FinCEN does apply to bitcoins, but if you stay under $1000 per day per person you are not required to register as a Money Service Business.  Becoming a MSB opens you to all kinds of additional regulation.

Why do you think think FinCEN applies to bitcoins with regard to MSB issues?

This is directly from FinCEN on page 2:

Quote
Our regulations define the term “money services business”1 to include, among others, persons doing business as a seller or redeemer of stored value or as a money transmitter.2 A seller or redeemer of stored value is defined as a person who sells stored value in an amount greater than $1,000 per person per day.3 Stored value is defined as “funds or monetary value represented in digital electronics format (whether or not specially encrypted) and stored or capable of storage on electronic media in such a way as to be retrievable and transferable electronically. A money transmitter is defined as “any person...who engages as a business in accepting currency, or funds denominated in currency, and transmits the currency or funds or the value of the currency or funds, by any means through a financial agency or institution.””

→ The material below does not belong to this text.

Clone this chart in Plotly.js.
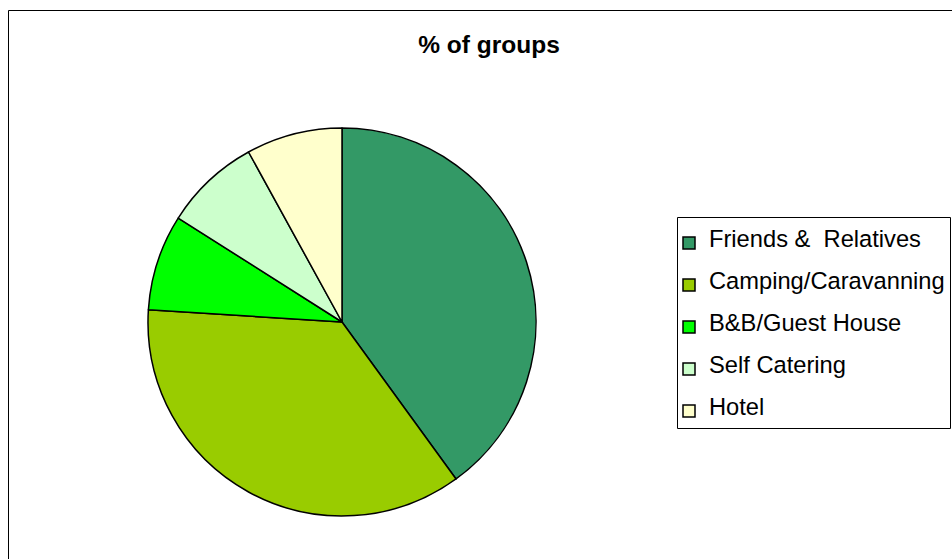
<!DOCTYPE html>
<html>
<head>
<meta charset="utf-8">
<script src="https://cdn.plot.ly/plotly-3.0.1.min.js"></script>
<style>html,body{margin:0;padding:0;background:#fff;}#chart{width:952px;height:559px;}</style>
</head>
<body>
<div id="chart"></div>
<script>
// Data
var categories = ["Friends &  Relatives", "Camping/Caravanning", "B&B/Guest House", "Self Catering", "Hotel"];
var percentOfGroups = [40, 36, 8, 8, 8];
var sliceColors = ["#339966", "#99CC00", "#00FF00", "#CCFFCC", "#FFFFCC"];
var chartTitle = "% of groups";

var W = 952, H = 559;
function esc(s){ return s.replace(/&/g, "&amp;").replace(/  /g, " &nbsp;"); }
// legend labels: padded with blank lines to give the wider row spacing of the reference
var legendLabels = categories.map(function(c){
  return "<br><span style=\"font-size:23.7px\">" + esc(c) + "</span><br> ";
});

var trace = {
  type: "pie",
  labels: legendLabels,
  values: percentOfGroups,
  sort: false,
  direction: "clockwise",
  rotation: 0,
  textinfo: "none",
  hoverinfo: "percent",
  marker: { colors: sliceColors, line: { color: "#000000", width: 1.5 } },
  domain: { x: [148 / W, 536 / W], y: [43 / H, 431 / H] }
};

var layout = {
  width: W, height: H,
  margin: { l: 0, r: 0, t: 0, b: 0 },
  paper_bgcolor: "#ffffff",
  font: { family: "Liberation Sans, Arial, sans-serif", color: "#000000" },
  title: {
    text: "<b>" + chartTitle + "</b>",
    font: { family: "Liberation Sans, Arial, sans-serif", size: 24.5, color: "#000000" },
    x: 489 / W, xanchor: "center", xref: "paper",
    y: 1 - 44 / H, yanchor: "middle", yref: "paper"
  },
  showlegend: true,
  legend: {
    x: 669 / W, xanchor: "left",
    y: 1 - 217 / H, yanchor: "top",
    bgcolor: "rgba(0,0,0,0)",
    borderwidth: 0,
    font: { family: "Liberation Sans, Arial, sans-serif", size: 10.0, color: "#000000" },
    itemwidth: 30,
    traceorder: "normal"
  },
  shapes: [{
    type: "rect", xref: "paper", yref: "paper",
    x0: 8.5 / W, x1: 1.05, y0: -0.05, y1: 1 - 10.5 / H,
    line: { color: "#000000", width: 1 }, fillcolor: "rgba(0,0,0,0)", layer: "below"
  }, {
    type: "rect", xref: "paper", yref: "paper",
    x0: 677.5 / W, x1: 950.5 / W, y0: 1 - 428.5 / H, y1: 1 - 217.5 / H,
    line: { color: "#000000", width: 1 }, fillcolor: "#ffffff", layer: "below"
  }]
};

Plotly.newPlot("chart", [trace], layout, { staticPlot: true, displayModeBar: false });
</script>
</body>
</html>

The issue is whether bitcoins are 'currency', 'funds or monetary value' for purposes of MSB regulations? Currency is legal tender as defined under 31 USC 5103-5118. Bitcoins are not defined as legal tender currency under the USC. Funds or monetary value are in regard to currency.

Because bitcoins are not currency and MSB regulations apply to persons doing business as a seller or redeemer of stored value which is in regard to currency or funds of currency therefore the MSB regulations do not apply to bitcoins. For the same reasons MSB regulations do not apply to soybeans, tractors, ebooks or pieces of dog crap.